Remembering Mayo's famous tenor John Feeney

by Auld Stock

COUNTY Mayo has produced many outstanding artistes over the years, none more so than John Feeney, tenor, a native of Swinford.

After working for some years in England, where he sang at concerts, John emigrated to the United States in 1928.

It was in the US that Feeney’s genuine talent was recognised.

John used the same recording studios as Count Basie, Louie Armstrong and Bing Crosby.

He was in good company as those artistes were attached to the Decca Record Company, the biggest recording company in America.

John Feeney regularly sang to sell-out recitals in Carnegie Hall. His favourite songs included ‘Moonlight in Mayo’ and ‘Galway Bay’. He also sang classical pieces by Mozart and Handel.
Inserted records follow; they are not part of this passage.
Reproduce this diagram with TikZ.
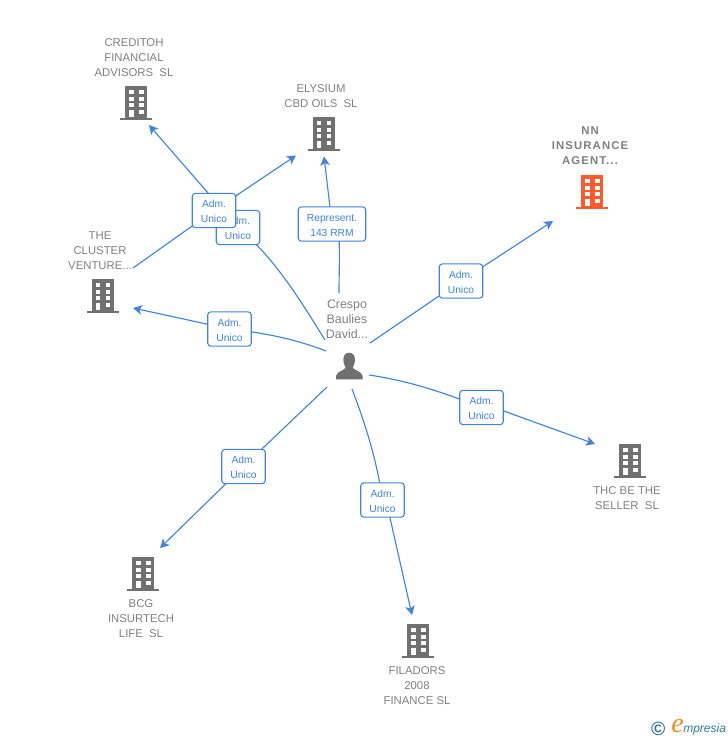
\documentclass[tikz,border=0pt]{standalone}
\usepackage{fontspec}
\setmainfont{Liberation Sans}
\newfontfamily\spacedfont[LetterSpace=10]{Liberation Sans}
\newfontfamily\logofont{Liberation Serif}
\usetikzlibrary{arrows.meta,backgrounds}
\definecolor{linkblue}{HTML}{3D85E0}
\definecolor{txtgray}{HTML}{808080}
\definecolor{icongray}{HTML}{707070}
\definecolor{accent}{HTML}{FF5A2C}
\definecolor{logoteal}{HTML}{2F7A94}
\definecolor{logoorange}{HTML}{F58A1F}
\newcommand{\tagtext}[2]{\rule{0pt}{7.2pt}#1\\#2}
\tikzset{
  x=0.75pt,y=-0.75pt,
  link/.style={draw=linkblue,line width=0.85pt},
  linkarrow/.style={link,-{Stealth[length=6.8pt,width=7.2pt,inset=1.8pt]}},
  tagbox/.style={draw=linkblue,line width=0.8pt,fill=white,rounded corners=2.2pt,text=linkblue,
    font=\fontsize{7.7pt}{11.25pt}\selectfont,align=center,minimum width=32.6pt,minimum height=25.6pt,inner sep=0pt,text depth=0pt},
  wide tagbox/.style={tagbox,minimum width=50.6pt},
  nameCap/.style={text=txtgray,font=\fontsize{8.5pt}{11.25pt}\selectfont,align=center,inner sep=0pt},
  mainCap/.style={text=txtgray,font=\spacedfont\bfseries\fontsize{8.5pt}{11.25pt}\selectfont,align=center,inner sep=0pt},
  personCap/.style={text=txtgray,font=\fontsize{9.3pt}{11.25pt}\selectfont,align=center,inner sep=0pt},
  pics/tower/.style={code={
    \fill[#1] (-11,-17) rectangle (11,15);
    \fill[#1] (-16,15) rectangle (16,17);
    \foreach \yy in {-13,-6.5,0}{
      \fill[white] (-7,\yy) rectangle (-2.3,\yy+4);
      \fill[white] (3,\yy) rectangle (7.7,\yy+4);
    }
    \fill[white] (-7,7) rectangle (-2.3,14.3);
    \fill[white] (3,7) rectangle (7.7,11);
  }},
}
\begin{document}
\begin{tikzpicture}
\useasboundingbox (0,0) rectangle (728,740);
% buildings
\pic (b1) at (136,103) {tower=icongray};
\pic (b2) at (323.5,134) {tower=icongray};
\pic (b3) at (592,192) {tower=accent};
\pic (b4) at (102.5,296) {tower=icongray};
\pic (b5) at (630,461) {tower=icongray};
\pic (b6) at (143,574) {tower=icongray};
\pic (b7) at (418,641) {tower=icongray};
% person
\fill[icongray] (349,352.7) .. controls (345,352.7) and (343.2,356) .. (343.4,360)
  .. controls (343.5,364) and (345,366) .. (345.5,367.5)
  .. controls (345.5,370) and (337,371) .. (336,376) -- (336,379.3) -- (362.7,379.3) -- (362.7,376)
  .. controls (361.5,371) and (353,370) .. (352.8,367.5)
  .. controls (353.3,366) and (354.8,364) .. (355,360)
  .. controls (355.2,356) and (353,352.7) .. (349,352.7) -- cycle;
% captions
\node[nameCap] (n1) at (134,58) {CREDITOH\\FINANCIAL\\ADVISORS\ \ SL};
\node[nameCap] (n2) at (321,96.5) {ELYSIUM\\CBD OILS\ \ SL};
\node[mainCap] (n3) at (590,146) {NN\\INSURANCE\\AGENT...};
\node[nameCap] (n4) at (100,251) {THE\\CLUSTER\\VENTURE...};
\node[nameCap] (n5) at (627,498) {THC BE THE\\SELLER\ \ SL};
\node[nameCap] (n6) at (141,619) {BCG\\INSURTECH\\LIFE\ \ SL};
\node[nameCap] (n7) at (417,686) {FILADORS\\2008\\FINANCE SL};
\node[personCap] (np) at (347,319.5) {Crespo\\Baulies\\David...};
% connector ends
\coordinate (s1) at (325,340); \coordinate (e1) at (149,125);
\coordinate (s2) at (133,268); \coordinate (e2) at (296,155.5);
\coordinate (s3) at (339,293); \coordinate (e3) at (324,156.5);
\coordinate (s4) at (370,343); \coordinate (e4) at (553,221);
\coordinate (s5) at (326,351); \coordinate (e5) at (133,308);
\coordinate (s6) at (369,375); \coordinate (e6) at (595,444);
\coordinate (s7) at (327,387); \coordinate (e7) at (160,548);
\coordinate (s8) at (352,389); \coordinate (e8) at (412,615);
% tags
\node[tagbox] (t1) at (238,227.5) {\tagtext{Adm.}{Unico}};
\node[tagbox] (t2) at (214,210.5) {\tagtext{Adm.}{Unico}};
\node[wide tagbox] (t3) at (332,224) {\tagtext{Represent.}{143 RRM}};
\node[tagbox] (t4) at (461,281) {\tagtext{Adm.}{Unico}};
\node[tagbox] (t5) at (229.5,329) {\tagtext{Adm.}{Unico}};
\node[tagbox] (t6) at (481.5,407.5) {\tagtext{Adm.}{Unico}};
\node[tagbox] (t7) at (243.5,466.5) {\tagtext{Adm.}{Unico}};
\node[tagbox] (t8) at (382.5,500) {\tagtext{Adm.}{Unico}};
% connectors
\begin{pgfonlayer}{background}
\draw[link] (s1) .. controls (302,303) and (275,258) .. (t1.center);
\draw[linkarrow] (t1.center) -- (e1);
\draw[link] (s2) -- (t2.center);
\draw[linkarrow] (t2.center) -- (e2);
\draw[link] (s3) .. controls (339,275) and (340,255) .. ([xshift=5pt]t3.center);
\draw[linkarrow] (t3.center) -- (e3);
\draw[link] (s4) -- (t4.center);
\draw[linkarrow] (t4.center) -- (e4);
\draw[link] (s5) .. controls (295,339) and (265,333) .. (t5.center);
\draw[linkarrow] (t5.center) -- (e5);
\draw[link] (s6) .. controls (410,381) and (445,393) .. (t6.center);
\draw[linkarrow] ([yshift=3.4pt]t6.center) -- (e6);
\draw[link] (s7) -- (t7.center);
\draw[linkarrow] (t7.center) -- (e7);
\draw[link] (s8) .. controls (364,420) and (377,460) .. (t8.center);
\draw[linkarrow] ([xshift=2.6pt]t8.center) -- (e8);
\end{pgfonlayer}
% logo
\node[text=logoteal,font=\bfseries\fontsize{14.5pt}{15pt}\selectfont,inner sep=0pt] (lc) at (658.3,728.5) {©};
\node[text=logoorange,font=\logofont\itshape\fontsize{21pt}{21pt}\selectfont,inner sep=0pt] (le) at (677.5,726) {e};
\node[text=logoteal,font=\itshape\fontsize{9pt}{12pt}\selectfont,inner sep=0pt,anchor=west] (lm) at (683,729.5) {mpresia};
\end{tikzpicture}
\end{document}
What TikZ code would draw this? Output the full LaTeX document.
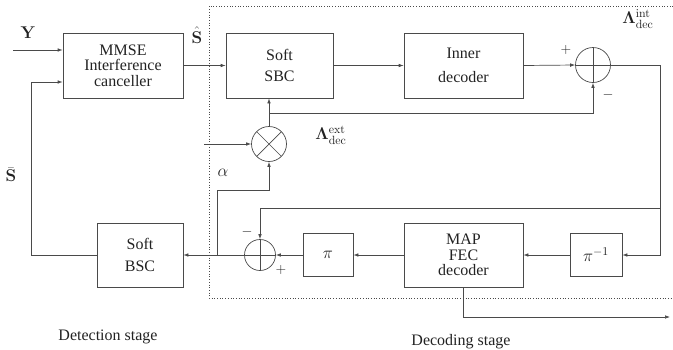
\RequirePackage{fix-cm}
\documentclass[tikz,border=0pt]{standalone}
\usepackage{amsmath}
\usepackage[no-math]{fontspec}
\setmainfont{Liberation Serif}
\usetikzlibrary{arrows.meta,calc}
\definecolor{ink}{HTML}{222222}
\definecolor{wire}{HTML}{4A4A4A}

\begin{document}
\begin{tikzpicture}[x=1pt, y=-1pt,
    every node/.style={font=\fontsize{16}{15.5}\selectfont, text=ink},
    blk/.style={draw=wire, line width=0.7pt, align=center, inner sep=0pt},
    sumc/.style={circle, draw=wire, line width=0.7pt, inner sep=0pt, minimum size=#1,
                 path picture={\draw[wire, line width=0.7pt]
                   (path picture bounding box.north) -- (path picture bounding box.south)
                   (path picture bounding box.west) -- (path picture bounding box.east);}},
    mulc/.style={circle, draw=wire, line width=0.7pt, inner sep=0pt, minimum size=#1,
                 path picture={\draw[wire, line width=0.7pt]
                   (path picture bounding box.north west) -- (path picture bounding box.south east)
                   (path picture bounding box.south west) -- (path picture bounding box.north east);}},
    lnk/.style={draw=wire, line width=0.7pt},
    arr/.style={lnk, -{Latex[length=5pt,width=3.6pt]}},
    sgn/.style={font=\fontsize{14}{14}\selectfont, inner sep=0pt},
    mth/.style={font=\fontsize{17}{17}\selectfont, inner sep=1pt},
  ]
  \useasboundingbox (0,0) rectangle (673,349);

  % the decoding stage frame
  \draw[dotted, wire, line width=0.7pt] (673,6) -- (209,6) -- (209,298) -- (673,298);

  % detection stage
  \node[blk, minimum width=120pt, minimum height=65pt] (mmse) at (123,65.5)
        {MMSE\\Interference\\canceller};
  \node[blk, minimum width=86pt, minimum height=64pt] (bsc) at (140,255)
        {Soft\\[7pt]BSC};

  % upper decoding row
  \node[blk, minimum width=107pt, minimum height=65pt] (sbc) at (279.5,65.5)
        {Soft\\[6pt]SBC};
  \node[blk, minimum width=119pt, minimum height=65pt] (inner) at (463.5,65.5)
        {Inner\\[8pt]decoder};
  \node[sumc=35pt] (sum1) at (593,65) {};
  \node[mulc=35pt] (mul) at (269,144) {};

  % lower decoding row
  \node[sumc=31pt] (sum2) at (260,255) {};
  \node[blk, mth, minimum width=50pt, minimum height=43pt] (pi) at (328,255) {$\pi$};
  \node[blk, minimum width=119pt, minimum height=64pt] (map) at (463.5,255)
        {MAP\\FEC\\decoder};
  \node[blk, mth, minimum width=52pt, minimum height=43pt] (piinv) at (596,255) {$\pi^{-1}$};

  % free ends and bends
  \coordinate (yin)  at (13,50);
  \coordinate (fbk)  at (31,82);
  \coordinate (rgt)  at (660,65);
  \coordinate (brk)  at (660,208);
  \coordinate (tap)  at (269,113);
  \coordinate (ain)  at (204,144);
  \coordinate (jn)   at (217,255);
  \coordinate (bend) at (269,190);
  \coordinate (out)  at (670,317);

  % connectors
  \draw[arr] (yin) -- (yin -| mmse.west);
  \draw[arr] (bsc.west) -| (fbk) -- (fbk -| mmse.west);
  \draw[arr] (mmse.east |- sbc.west) -- (sbc.west);
  \draw[arr] (sbc.east) -- (inner.west);
  \draw[arr] (inner.east) -- (sum1.west);
  \draw[arr] (sum1.east) -- (rgt) |- (piinv.east);
  \draw[arr] (brk) -| (sum2.north);
  \draw[arr] (tap) -| (sum1.south);
  \draw[arr] (mul.north) -- (mul.north |- sbc.south);
  \draw[arr] (ain) -- (mul.west);
  \draw[arr] (jn) |- (bend) -- (mul.south);
  \draw[arr] (piinv.west) -- (map.east);
  \draw[arr] (map.west) -- (pi.east);
  \draw[arr] (pi.west) -- (sum2.east);
  \draw[arr] (sum2.west) -- (bsc.east);
  \draw[arr] (map.south) |- (out);

  % signal labels
  \node[mth] (ylab)   at (28,33)   {$\mathbf{Y}$};
  \node[mth] (shat)   at (197,35)  {$\hat{\mathbf{S}}$};
  \node[mth] (sbar)   at (11,175)  {$\bar{\mathbf{S}}$};
  \node[mth] (lamint) at (638,19)  {$\mathbf{\Lambda}^{\mathrm{int}}_{\mathrm{dec}}$};
  \node[mth] (lamext) at (331,135) {$\mathbf{\Lambda}^{\mathrm{ext}}_{\mathrm{dec}}$};
  \node[mth] (alab)   at (223,173) {$\alpha$};

  % signs at the adders
  \node[sgn] (p1) at (566,50)  {$+$};
  \node[sgn] (m1) at (608,95)  {$-$};
  \node[sgn] (m2) at (247,232) {$-$};
  \node[sgn] (p2) at (281,270) {$+$};

  % stage names
  \node (det) at (108,337) {Detection stage};
  \node (dec) at (461,342) {Decoding stage};
\end{tikzpicture}
\end{document}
An old neighbour of mine, Nancy Kerruish, a relative of the McGough family, McHale Road, told me many years ago that she, along with a group of Mayo people, heard John Feeney sing at a concert in New York.

Nancy said when John Feeney sang ‘Moonlight in Mayo’ those in the group shed many a tear. Nancy Kerruish’s husband was a man named McNicholas from Keelogues, Ballyvary, a relative of James McNicholas, Spencer Park, Castlebar

It was John Feeney’s wish to return to Mayo when he retired, and so he did. He died on Christmas Eve, 1967, and was buried in the Feeney family grave in Ballina.

I am not aware if the memory of John Feeney, a noble son of Mayo, is commemorated in any fashion in his native county.

For a man that brought so much happiness to the hearts and minds of thousands of Irish exiles in the U.S. he deserves to be remembered in some tangible fashion.